Председатель. – Как же вы смотрели, почему вам даются эти деньги, почему государству нужно поддерживать «Русское Чтение»? Как вы это объясняли?
Дубенский. – Объяснял я тем, что к газете хорошо относились, в особенности мои подписчики.
Председатель. – Их было у вас много?
Дубенский. – Главным образом, у меня были крестьяне; высший мой подписчик, можно сказать, был сельский священник.
Председатель. – Теперь эта газета не издается?
Дубенский. – Да, она временно прекращена, потому что теперь невозможно издавать, нет бумаги.
Председатель. – Вы начали ответ на мой вопрос о том, почему вам выдавались деньги?
Дубенский. – Только потому, что газету совершенно невозможно было без этого издавать. До войны, когда были объявления, можно было издавать. Меня это дело интересовало, я находил, что народу нужно говорить, и все время говорил, главным образом, о необходимости просвещения, но по возможности не касался борьбы партий. Меня обвинял в кадетстве тот же Глинка. Произошло это вот почему. Помните, было предположение, что газета «Речь»{195} издается на финляндские деньги? Печатались и моя газета и «Речь», обе в типографии «Слова».
Председатель. – Разрешите вас просить в эту сторону не уклоняться, это нас очень далеко заведет. Так что вы были до такой степени беспартийны, что вас упрекали в кадетстве. Но позвольте вас спросить, ведь и другим издателям было тоже тяжело, почему же на вас пал такой счастливый жребий? Вы обращались к кому-нибудь с ходатайством, выхлопатывали себе эти деньги?

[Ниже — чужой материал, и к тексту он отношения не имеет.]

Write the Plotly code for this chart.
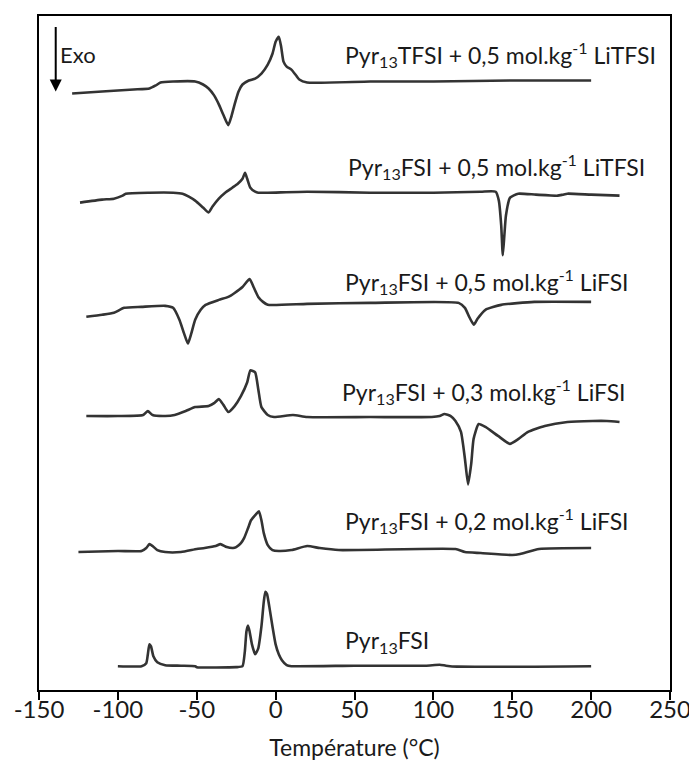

Дубенский. – Я обращался с ходатайством в главное управление по делам печати. Единственно, что я могу сказать, это – что у меня довольно много серьезных сочинений, например: «История России», «Картины Родины», «История Русского Солдата». Это большие сочинения; поэтому я всегда котировался среди лиц. Я никогда не был крайним, хотя я не хочу себя обелять. Одним словом, я считал, что необходимо народу говорить именно о просвещении.